* Prompt
Find each line with the string "this" and copy it.

(Items from a data source)

• • • • • • •

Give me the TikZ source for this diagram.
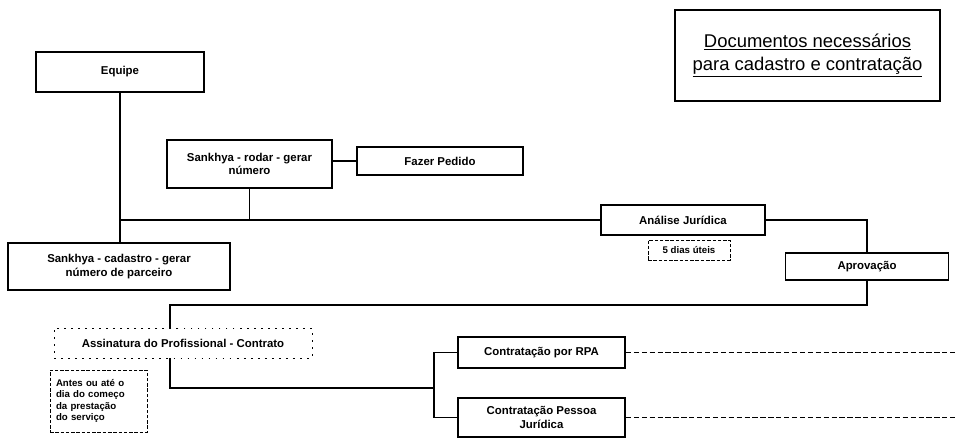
\documentclass[tikz,border=0pt]{standalone}
\usepackage{fontspec}
\setmainfont{Liberation Sans}
\usetikzlibrary{positioning}

\begin{document}
\begin{tikzpicture}[x=0.02cm,y=-0.02cm,
  caixa/.style={draw,line width=1.1pt,fill=white,align=center,inner sep=1pt,
    font=\fontsize{6.5}{7.5}\selectfont\bfseries},
  nota/.style={draw,thin,dash pattern=on 2pt off 1pt,fill=white,inner sep=2pt,
    font=\fontsize{5.5}{6.5}\selectfont\bfseries},
  liga/.style={line width=1.1pt},
  pontilhado/.style={thin,dash pattern=on 3pt off 1.5pt}]
  \useasboundingbox (0,0) rectangle (955,437);
  % caixas
  \node[caixa,minimum width=5.3cm,minimum height=1.82cm,line width=0.8pt,
    font=\fontsize{10.5}{13}\selectfont] (docs) at (807.5,55.5)
    {\underline{Documentos necessários}\\\underline{para cadastro e contratação}};
  \node[caixa,minimum width=3.36cm,minimum height=0.8cm] (equipe) at (120,72) {Equipe};
  \node[caixa,minimum width=3.3cm,minimum height=0.96cm] (rodar) at (249.5,164)
    {Sankhya - rodar - gerar\\número};
  \node[caixa,minimum width=3.32cm,minimum height=0.56cm] (pedido) at (440,161) {Fazer Pedido};
  \node[caixa,minimum width=3.28cm,minimum height=0.6cm] (analise) at (683,220) {Análise Jurídica};
  \node[nota,minimum width=1.64cm,minimum height=0.4cm] (dias) at (689,250) {5 dias úteis};
  \node[caixa,minimum width=3.26cm,minimum height=0.54cm] (aprov) at (867,266.5) {Aprovação};
  \node[caixa,minimum width=4.44cm,minimum height=0.94cm] (cadastro) at (119,266.5)
    {Sankhya - cadastro - gerar\\número de parceiro};
  \node[caixa,minimum width=3.34cm,minimum height=0.62cm] (rpa) at (541.5,352.5) {Contratação por RPA};
  \node[caixa,minimum width=3.34cm,minimum height=0.78cm] (pj) at (541.5,417.5)
    {Contratação Pessoa\\Jurídica};
  \node[nota,minimum width=1.94cm,minimum height=1.24cm,text width=1.7cm,align=left] (antes)
    at (98.5,401) {Antes ou até o\\dia do começo\\da prestação\\do serviço};
  % ligações
  \coordinate (j1) at (120,220);
  \coordinate (j2) at (170,305);
  \coordinate (j3) at (170,388);
  \coordinate (j4) at (434,388);
  \draw[liga] (equipe.south) -- (equipe.south |- cadastro.north);
  \draw[liga] (rodar.east |- pedido.west) -- (pedido.west);
  \draw[line width=0.6pt] (rodar.south) -- (rodar.south |- j1);
  \draw[liga] (j1) -- (analise.west);
  \draw[liga] (analise.east) -| (aprov.north);
  \draw[liga] (aprov.south) |- (j2) -- (j3) -- (j4);
  \draw[liga] (rpa.west) -| (j4) |- (pj.west);
  \node[fill=white,draw,thin,dash pattern=on 1pt off 3pt,minimum width=5.16cm,
    minimum height=0.6cm,inner sep=1pt,font=\fontsize{6.5}{7.5}\selectfont\bfseries]
    (assin) at (183,343) {Assinatura do Profissional - Contrato};
  % saídas tracejadas
  \coordinate (fim1) at (955,352.5);
  \coordinate (fim2) at (955,417.5);
  \draw[pontilhado] (rpa.east) -- (fim1);
  \draw[pontilhado] (pj.east) -- (fim2);
\end{tikzpicture}
\end{document}
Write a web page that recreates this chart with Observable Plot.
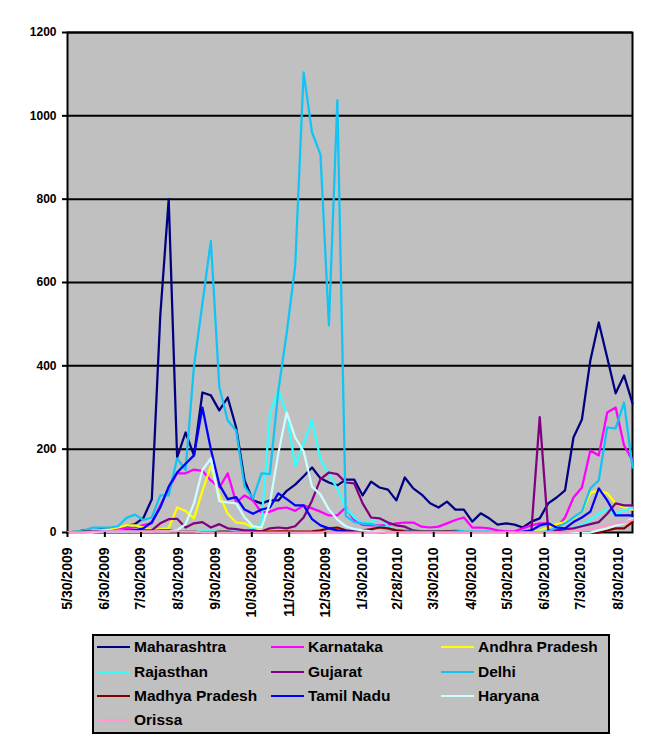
<!DOCTYPE html>
<html>
<head>
<meta charset="utf-8">
<script src="https://cdn.jsdelivr.net/npm/d3@7"></script>
<script src="https://cdn.jsdelivr.net/npm/@observablehq/plot@0.6"></script>
<style>
  body { margin: 0; background: #fff; font-family: "Liberation Sans", Arial, sans-serif; }
  #chart svg text { font-weight: bold; }
  #legend { position: absolute; left: 92px; top: 634px; width: 514px; height: 96px;
            background: #c0c0c0; border: 2px solid #000; }
  .item { position: absolute; height: 20px; display: flex; align-items: center;
          font: bold 15.5px "Liberation Sans", Arial, sans-serif; color: #000; white-space: nowrap; }
  .item .sw { width: 33px; height: 2.5px; margin-right: 4px; }
</style>
</head>
<body>
<div id="chart"></div>
<div id="legend"></div>
<script>
// Weekly dates (categories)
const dates = [
  "2009-05-30","2009-06-06","2009-06-13","2009-06-20","2009-06-27","2009-07-04","2009-07-11","2009-07-18","2009-07-25","2009-08-01",
  "2009-08-08","2009-08-15","2009-08-22","2009-08-29","2009-09-05","2009-09-12","2009-09-19","2009-09-26","2009-10-03","2009-10-10",
  "2009-10-17","2009-10-24","2009-10-31","2009-11-07","2009-11-14","2009-11-21","2009-11-28","2009-12-05","2009-12-12","2009-12-19",
  "2009-12-26","2010-01-02","2010-01-09","2010-01-16","2010-01-23","2010-01-30","2010-02-06","2010-02-13","2010-02-20","2010-02-27",
  "2010-03-06","2010-03-13","2010-03-20","2010-03-27","2010-04-03","2010-04-10","2010-04-17","2010-04-24","2010-05-01","2010-05-08",
  "2010-05-15","2010-05-22","2010-05-29","2010-06-05","2010-06-12","2010-06-19","2010-06-26","2010-07-03","2010-07-10","2010-07-17",
  "2010-07-24","2010-07-31","2010-08-07","2010-08-14","2010-08-21","2010-08-28","2010-09-04","2010-09-11"
];

// Series values
const maharashtra = [0,2,5,5,8,10,12,15,20,35, 80,520,800,180,240,185,336,329,293,324, 252,125,77,70,77,77,100,115,135,156, 130,120,113,127,127,89,122,108,103,77, 132,106,91,70,60,74,55,55,26,46, 34,19,22,19,12,26,34,70,84,101, 228,271,413,504,420,334,377,310];
const karnataka   = [0,2,3,5,5,8,10,10,12,18, 22,65,105,142,142,151,148,125,108,142, 72,89,77,48,50,58,60,52,65,58, 50,41,41,60,30,18,17,17,18,22, 24,24,14,12,14,22,30,36,12,12, 10,5,3,3,10,17,22,22,12,36, 84,108,197,185,288,300,209,173];
const andhra      = [0,2,3,5,5,8,12,17,17,12, 5,8,10,60,52,34,100,160,90,45, 24,22,12,5,3,2,2,1,0,0, 0,0,0,0,0,0,0,0,0,0, 0,0,0,0,0,0,0,0,0,0, 0,0,0,0,0,0,5,12,20,25, 34,50,95,101,94,70,60,55];
const rajasthan   = [0,0,2,3,3,3,3,3,5,5, 5,3,3,5,5,3,3,3,2,2, 3,5,8,20,285,341,285,160,215,269, 175,140,105,58,36,22,25,36,15,5, 3,2,2,2,0,0,0,0,0,0, 0,0,0,0,0,0,2,3,5,8, 10,20,30,45,55,45,53,60];
const gujarat     = [0,0,2,2,2,3,3,3,5,5, 5,22,32,33,12,22,25,12,20,10, 8,5,5,3,10,12,10,15,36,77, 128,144,140,120,118,70,36,34,24,17, 14,5,3,2,2,0,0,0,0,0, 0,0,0,0,0,2,277,5,5,8, 10,15,20,25,45,70,65,65];
const delhi       = [0,2,5,12,12,12,15,35,43,30, 36,89,89,178,150,400,550,700,350,269, 245,110,82,142,140,340,480,640,1104,960, 907,497,1037,40,25,22,20,15,10,5, 5,3,3,3,3,3,5,3,2,2, 2,0,0,0,0,0,0,2,12,22, 36,50,106,125,252,250,312,156];
const madhya      = [0,0,2,2,3,3,3,5,5,3, 3,5,5,3,2,2,0,0,2,2, 0,0,0,2,2,3,3,2,2,3, 5,10,12,5,3,5,8,12,10,5, 3,2,2,2,2,3,2,0,0,0, 0,0,0,0,0,0,0,0,0,0, 0,0,0,0,5,10,10,25];
const tamilnadu   = [0,0,0,2,2,2,3,3,5,10, 25,60,110,144,165,185,300,200,115,80, 85,55,45,55,60,94,80,65,65,32, 17,10,5,3,2,2,2,0,0,0, 0,0,0,0,0,0,0,0,0,0, 0,0,0,0,2,5,17,22,12,10, 25,36,50,106,77,41,41,41];
const haryana     = [0,0,0,0,2,2,2,2,2,2, 2,3,3,5,20,70,150,178,75,72, 70,36,15,12,70,190,288,228,195,110, 91,55,31,15,8,5,3,2,0,0, 0,0,0,0,0,0,0,0,0,0, 0,0,0,0,0,0,0,0,0,0, 0,0,0,5,10,17,22,34];
const orissa      = [0,0,0,2,2,3,3,3,2,2, 2,2,2,2,2,2,0,0,0,0, 0,0,0,0,0,0,0,0,0,0, 0,0,0,0,0,0,0,0,0,0, 0,0,0,0,0,0,0,0,0,0, 0,0,0,0,0,0,0,0,0,0, 3,5,10,12,17,22,24,30];

const seriesNames  = ["Maharashtra","Karnataka","Andhra Pradesh","Rajasthan","Gujarat","Delhi","Madhya Pradesh","Tamil Nadu","Haryana","Orissa"];
const seriesColors = ["#000080","#ff00ff","#ffff00","#33ffff","#800080","#11c4f4","#800000","#0000ff","#ccffff","#ff99cc"];
const seriesValues = [maharashtra,karnataka,andhra,rajasthan,gujarat,delhi,madhya,tamilnadu,haryana,orissa];

// Axis ticks
const yTicks = [0,200,400,600,800,1000,1200];
const xTickDates = ["2009-05-30","2009-06-30","2009-07-30","2009-08-30","2009-09-30","2009-10-30","2009-11-30","2009-12-30",
                    "2010-01-30","2010-02-28","2010-03-30","2010-04-30","2010-05-30","2010-06-30","2010-07-30","2010-08-30"];
const xTickLabels = ["5/30/2009","6/30/2009","7/30/2009","8/30/2009","9/30/2009","10/30/2009","11/30/2009","12/30/2009",
                     "1/30/2010","2/28/2010","3/30/2010","4/30/2010","5/30/2010","6/30/2010","7/30/2010","8/30/2010"];

const parse = s => new Date(s + "T00:00:00Z");
const labelMap = new Map(xTickDates.map((d, i) => [+parse(d), xTickLabels[i]]));

const lineMarks = seriesNames.map((name, si) =>
  Plot.line(dates.map((d, i) => ({date: parse(d), value: seriesValues[si][i], series: name})),
    {x: "date", y: "value", stroke: seriesColors[si], strokeWidth: 2.25})
);

const chart = Plot.plot({
  width: 665,
  height: 634,
  marginLeft: 67,
  marginRight: 33,
  marginTop: 32,
  marginBottom: 102,
  style: {fontFamily: "'Liberation Sans', Arial, sans-serif", background: "#fff", color: "#000", overflow: "visible"},
  x: {type: "utc", domain: [parse(dates[0]), parse(dates[dates.length - 1])]},
  y: {domain: [0, 1200]},
  marks: [
    Plot.frame({fill: "#c0c0c0"}),
    Plot.ruleY(yTicks.slice(1), {stroke: "#000", strokeWidth: 2}),
    Plot.frame({stroke: "#000", strokeWidth: 2}),
    ...lineMarks,
    Plot.axisY({ticks: yTicks, tickSize: 5, tickPadding: 6, fontSize: 12, fontWeight: "bold",
                strokeWidth: 2, tickFormat: d => String(d), label: null}),
    Plot.axisX({ticks: xTickDates.map(parse), tickSize: 5, tickPadding: 10, tickRotate: -90,
                fontSize: 14, fontWeight: "bold", strokeWidth: 2,
                tickFormat: d => labelMap.get(+d), label: null})
  ]
});
document.getElementById("chart").appendChild(chart);

// Legend (below the chart)
const legend = document.getElementById("legend");
const colX = [3, 177, 347];
const rowY = [1, 26, 50, 74];
seriesNames.forEach((name, i) => {
  const item = document.createElement("div");
  item.className = "item";
  item.style.left = colX[i % 3] + "px";
  item.style.top = rowY[Math.floor(i / 3)] + "px";
  const sw = document.createElement("span");
  sw.className = "sw";
  sw.style.background = seriesColors[i];
  const label = document.createElement("span");
  label.textContent = name;
  item.appendChild(sw);
  item.appendChild(label);
  legend.appendChild(item);
});
</script>
</body>
</html>
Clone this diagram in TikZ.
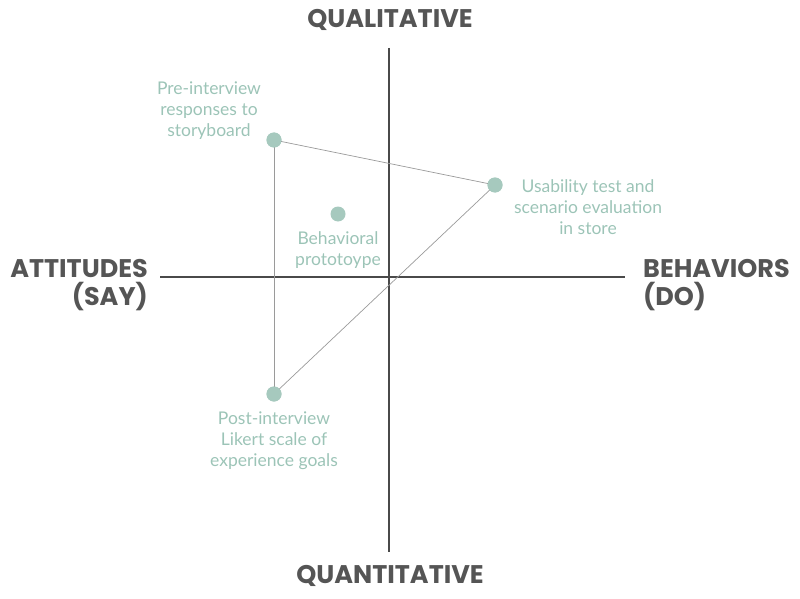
\documentclass[tikz,border=0pt]{standalone}
\usepackage{fontspec}
\setmainfont{Lato}
\newfontfamily\boldfont{Poppins}[UprightFont=* Bold]
\definecolor{teal}{HTML}{9CC4B7}
\definecolor{dotc}{HTML}{A6C9BE}
\definecolor{axisc}{HTML}{4A4A4A}
\definecolor{linec}{HTML}{9A9A9A}
\definecolor{headc}{HTML}{555555}
\begin{document}
\begin{tikzpicture}[x=1pt,y=-1pt,
  axis/.style={draw=axisc,line width=1.1pt},
  conn/.style={draw=linec,line width=0.7pt},
  dot/.style={circle,fill=dotc,minimum size=15pt,inner sep=0pt},
  lbl/.style={text=teal,font=\fontsize{17.5}{21}\selectfont,align=center,inner sep=0pt},
  head/.style={text=headc,font=\boldfont\fontsize{25.5}{28}\selectfont,inner sep=0pt}]
\useasboundingbox (0,0) rectangle (800,599);
\coordinate (vt) at (389,48);
\coordinate (vb) at (389,552);
\coordinate (hl) at (160,277);
\coordinate (hr) at (625,277);
\draw[axis] (vt) -- (vb);
\draw[axis] (hl) -- (hr);
\node[dot] (pre) at (274,140) {};
\node[dot] (use) at (495,185) {};
\node[dot] (beh) at (338,214) {};
\node[dot] (post) at (274,394) {};
\draw[conn] (pre.center) -- (use.center);
\draw[conn] (use.center) -- (post.center);
\draw[conn] (pre.center) -- (post.center);
\node[dot] at (pre) {};
\node[dot] at (use) {};
\node[dot] at (post) {};
\node[lbl] (tpre) at (209,111) {Pre-interview\\responses to\\storyboard};
\node[lbl] (tuse) at (588,207) {Usability test and\\scenario evaluation\\in store};
\node[lbl] (tbeh) at (338,250) {Behavioral\\prototoype};
\node[lbl] (tpost) at (274,441) {Post-interview\\Likert scale of\\experience goals};
\node[head] (qual) at (390,20) {QUALITATIVE};
\node[head] (quan) at (390,576) {QUANTITATIVE};
\node[head,align=right,anchor=east] (att) at (148,285) {ATTITUDES\\(SAY)};
\node[head,align=left,anchor=west] (bhv) at (643,285) {BEHAVIORS\\(DO)};
\end{tikzpicture}
\end{document}
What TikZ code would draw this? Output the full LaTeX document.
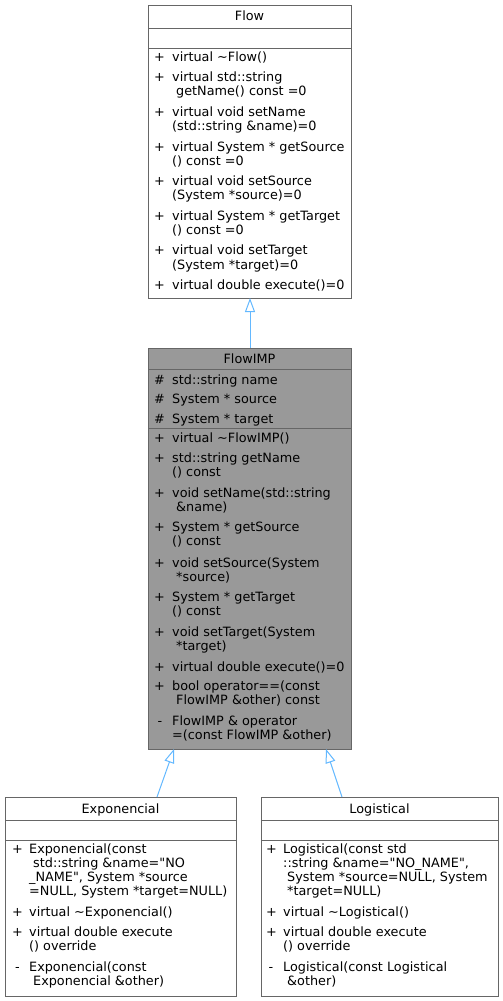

• • • • • • •

* Written response
Give me the TikZ source for this diagram.
Write a web page that recreates this chart with Observable Plot.
Clone this diagram in TikZ.
What TikZ code would draw this? Output the full LaTeX document.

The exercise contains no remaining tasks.